We're going to need to install some packages. First we need GnuPG which we'll use to encrypt our snapshots. Then we will need the s3cmd which is used for uploading our snapshots to Amazon s3.

$ pkg install security/gnupg
$ pkg install net/py-s3cmd
I'm going to use symmetric AES256 encryption with a passphrase file because i don't want to store my data in the cloud unencrypted. So generate a random passphrase which you will need to store at multiple locations(not just inside the jail). Because if the passphrase is lost your backups will be worthless. The passphrase file needs to be accessible by the backupscript. I have placed my passphrase file in in the root directory.
$ echo "mypassphrase" > /root/snapshot-gpg-passphrase
$ chmod 400 /root/snapshot-gpg-passphrase

Next we'll create a folder holding our current list of snapshots that we're going to keep synced with S3.

$ mkdir /root/s3_sync_bucket
$ chmod 600 /root/s3_sync_bucket

We also need to configure s3cmd so run this and answer all questions:

$ s3cmd --configure

The backup script

This script should be run on the FreeNAS host. What is does:

  1. Creates a snapshot of the specified dataset
  2. Sends it to the backup jail where it's encrypted and saved to file
  3. Removes the snapshot on the FreeNAS host
  4. Removes all snapshots older than 7 days
  5. Syncs the local s3 bucket directory with S3 using s3cmd
#!/bin/sh

# The first argument should be the name of the dataset to backup
if test -z $1; then
  echo "Please specify a valid dataset"
  exit 1
fi

# Passphrase file
passphrase_file=/root/snapshot-gpg-passphrase

# Local directory to syn with Amazon S3 
bucket_dir=/root/s3_sync_bucket

# The S3 bucket url
s3_bucket="s3://your-bucket/"

# Generate a snapshot name
snapshot_name="$1@$(date +%Y-%m-%d)"

# Convert to valid filename
filename=$(echo $snapshot_name | sed "s/\//-/g").gpg

echo "Using bucket_dir: $bucket_dir"
echo "Using s3 bucket: $s3_bucket"
echo "Using snapshot_name: $snapshot_name"
echo "Using filename: $filename"

# Create the snapshot, send it to the jail, encrypt it 
zfs snapshot $snapshot_name
zfs send -v $snapshot_name | jexec backup gpg --batch --symmetric --cipher-algo AES256 --passphrase-file $passphrase_file --output $bucket_dir/$filename
zfs destroy $snapshot_name

# Remove old snapshots
search_word=$(echo $filename | sed "s/@.*$//g")
echo "Searching for \"$search_word\" in $bucket_dir older than 7 days"
jexec backup find $bucket_dir -name $search_word* -mtime +7 -exec rm {} \;

# Sync to s3
jexec backup s3cmd sync --delete-removed $bucket_dir $s3_bucket

Create the script and run it manually or with crontab

$ touch /root/backup_script.sh
$ chmod 700 /root/backup_script.sh
$ /root/backup_script.sh my-pool/my-dataset

Edit the script to fit your needs.

Decrypting a backup

To decrypt a backup:

$ gpg --batch --decrypt --passphrase-file /root/pass-gpg < backup_file

Top comments (2)

Collapse
 
aandreev0 profile image
andrey a

Hi Jonathan! Thanks for writing about ZFS and offsite backups.
Could you comment on bandwidth of such setup? What is the time it requires to upload let's say 1TB-large snapshot?
ZFS is nice in that snapshots are incremental, but we still have a lot of data day-to-day

Also, could you comment on cost of such backup? Say, 3 years storage of 1TB of data. Including cost of uploading.

Collapse
 
jmourtada profile image
Jonathan Mourtada

Hi!

I just did these simple tests to see if this idea was doable and haven't moved on to actually use it. So can't give any insights of uploading times or costs. If i had i don't have that amount of data that was important to have backed up.

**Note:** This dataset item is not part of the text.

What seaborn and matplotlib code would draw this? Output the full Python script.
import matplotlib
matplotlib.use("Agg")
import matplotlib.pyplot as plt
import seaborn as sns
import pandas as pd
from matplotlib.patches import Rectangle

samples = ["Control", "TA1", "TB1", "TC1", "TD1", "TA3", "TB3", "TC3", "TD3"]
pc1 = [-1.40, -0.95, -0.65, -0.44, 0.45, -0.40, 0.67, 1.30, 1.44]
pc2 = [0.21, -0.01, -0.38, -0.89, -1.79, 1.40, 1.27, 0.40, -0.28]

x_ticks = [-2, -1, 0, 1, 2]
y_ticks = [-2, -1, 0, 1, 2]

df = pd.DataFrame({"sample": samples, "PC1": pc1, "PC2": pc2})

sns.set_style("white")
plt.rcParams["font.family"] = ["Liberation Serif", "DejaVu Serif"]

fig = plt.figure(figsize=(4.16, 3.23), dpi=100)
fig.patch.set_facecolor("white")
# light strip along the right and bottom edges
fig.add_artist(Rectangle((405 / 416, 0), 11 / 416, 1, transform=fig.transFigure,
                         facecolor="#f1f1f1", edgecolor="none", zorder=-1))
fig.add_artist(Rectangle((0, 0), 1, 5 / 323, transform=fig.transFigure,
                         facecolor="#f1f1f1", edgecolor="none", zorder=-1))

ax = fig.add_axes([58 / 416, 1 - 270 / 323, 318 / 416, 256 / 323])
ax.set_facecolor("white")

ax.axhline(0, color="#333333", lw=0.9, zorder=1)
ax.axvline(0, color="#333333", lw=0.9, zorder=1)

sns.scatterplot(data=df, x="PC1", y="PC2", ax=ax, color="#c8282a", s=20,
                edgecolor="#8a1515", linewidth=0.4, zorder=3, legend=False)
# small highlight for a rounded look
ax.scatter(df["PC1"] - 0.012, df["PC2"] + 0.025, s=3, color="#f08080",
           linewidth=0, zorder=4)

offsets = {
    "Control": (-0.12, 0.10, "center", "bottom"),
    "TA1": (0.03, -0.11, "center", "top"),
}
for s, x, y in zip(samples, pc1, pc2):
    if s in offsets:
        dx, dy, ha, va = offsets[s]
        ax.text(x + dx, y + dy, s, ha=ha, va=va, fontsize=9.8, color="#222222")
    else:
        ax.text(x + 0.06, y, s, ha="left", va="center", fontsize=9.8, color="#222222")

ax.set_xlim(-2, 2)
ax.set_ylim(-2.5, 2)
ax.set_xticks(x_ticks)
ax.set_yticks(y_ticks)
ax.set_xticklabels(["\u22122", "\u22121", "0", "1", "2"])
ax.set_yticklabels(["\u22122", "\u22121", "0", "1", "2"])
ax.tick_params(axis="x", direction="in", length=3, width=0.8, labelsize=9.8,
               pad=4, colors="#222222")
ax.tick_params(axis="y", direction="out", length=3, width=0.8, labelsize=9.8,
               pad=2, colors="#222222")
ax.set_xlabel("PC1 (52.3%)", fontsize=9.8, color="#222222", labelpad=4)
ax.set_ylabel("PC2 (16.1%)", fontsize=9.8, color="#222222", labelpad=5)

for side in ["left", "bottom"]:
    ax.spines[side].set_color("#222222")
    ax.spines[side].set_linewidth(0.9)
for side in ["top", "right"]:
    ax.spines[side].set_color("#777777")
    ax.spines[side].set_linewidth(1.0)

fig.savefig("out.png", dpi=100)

A big factor is how much the data is changing and how long the retention of snapshots that is needed. Data that doesn't change much will not create big incremental snapshots because of how ZFS works.

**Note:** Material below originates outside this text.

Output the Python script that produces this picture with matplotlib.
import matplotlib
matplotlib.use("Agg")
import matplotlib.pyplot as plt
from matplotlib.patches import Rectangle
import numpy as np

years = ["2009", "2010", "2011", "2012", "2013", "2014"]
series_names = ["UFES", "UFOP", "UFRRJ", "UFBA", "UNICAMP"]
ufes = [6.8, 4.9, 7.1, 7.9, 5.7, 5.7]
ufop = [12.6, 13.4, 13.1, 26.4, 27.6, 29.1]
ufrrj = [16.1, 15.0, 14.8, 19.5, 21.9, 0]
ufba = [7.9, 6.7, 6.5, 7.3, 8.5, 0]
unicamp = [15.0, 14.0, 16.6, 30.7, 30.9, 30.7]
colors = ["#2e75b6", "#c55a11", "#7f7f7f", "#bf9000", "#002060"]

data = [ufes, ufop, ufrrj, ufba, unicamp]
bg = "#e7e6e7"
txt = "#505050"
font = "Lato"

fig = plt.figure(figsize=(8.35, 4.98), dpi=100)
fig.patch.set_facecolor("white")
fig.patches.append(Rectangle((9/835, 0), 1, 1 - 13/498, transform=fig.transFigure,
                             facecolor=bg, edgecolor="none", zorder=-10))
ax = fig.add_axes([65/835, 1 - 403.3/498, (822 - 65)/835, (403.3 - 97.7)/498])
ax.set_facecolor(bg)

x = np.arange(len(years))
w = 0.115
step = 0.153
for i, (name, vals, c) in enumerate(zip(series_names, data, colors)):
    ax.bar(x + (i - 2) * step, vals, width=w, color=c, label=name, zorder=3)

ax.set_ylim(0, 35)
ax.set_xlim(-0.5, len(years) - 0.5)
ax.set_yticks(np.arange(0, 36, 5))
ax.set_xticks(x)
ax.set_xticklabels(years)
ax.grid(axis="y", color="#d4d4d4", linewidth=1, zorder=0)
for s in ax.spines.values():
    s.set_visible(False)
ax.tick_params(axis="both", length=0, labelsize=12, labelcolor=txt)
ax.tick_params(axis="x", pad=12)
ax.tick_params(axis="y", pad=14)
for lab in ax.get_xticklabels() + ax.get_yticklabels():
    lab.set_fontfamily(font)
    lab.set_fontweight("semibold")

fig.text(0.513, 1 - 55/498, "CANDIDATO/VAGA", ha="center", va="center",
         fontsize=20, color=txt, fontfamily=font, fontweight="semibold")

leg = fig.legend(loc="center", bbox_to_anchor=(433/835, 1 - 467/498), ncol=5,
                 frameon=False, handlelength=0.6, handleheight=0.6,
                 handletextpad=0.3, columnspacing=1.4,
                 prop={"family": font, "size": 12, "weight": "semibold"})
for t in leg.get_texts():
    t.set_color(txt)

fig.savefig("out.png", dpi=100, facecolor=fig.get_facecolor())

For your information I did try replicating the snapshots to another machine that was running ubuntu with ZFS on linux(ZOL). Which also seemed to work well the small amount of time i tried it.

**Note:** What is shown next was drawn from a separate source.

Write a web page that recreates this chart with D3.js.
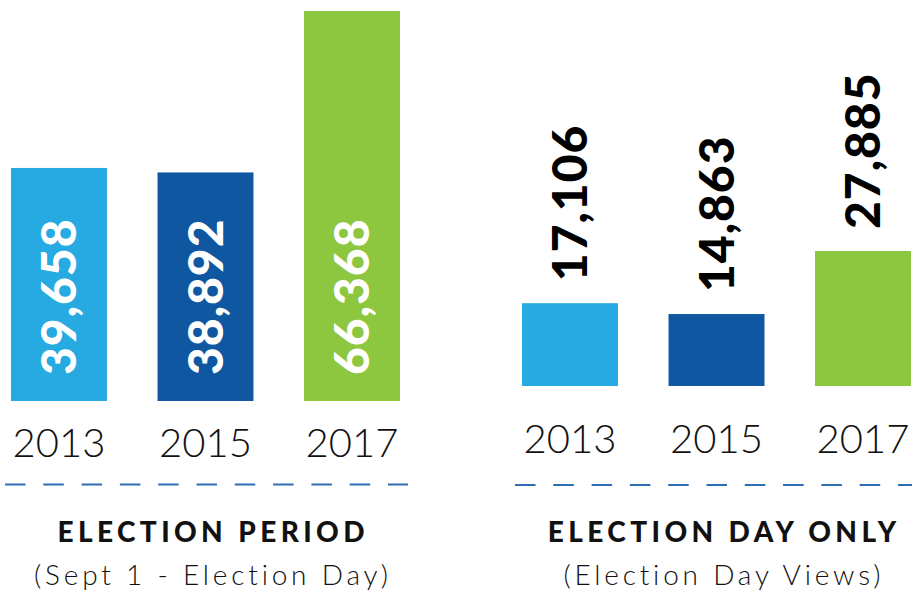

At work we have an offsite freenas which we have periodic snapshots and snapshot replication set up with the freenas GUI. This works well and we replicate around 2 TB of data. This is done over the internet and not over big geographical distances. We haven't had any problems here with throughput or long running replications. Both endpoints are 100/100 Mbit connections though i don't think the actual measured bandwidth gets up to that speed. The costs of this for us is only the hardware.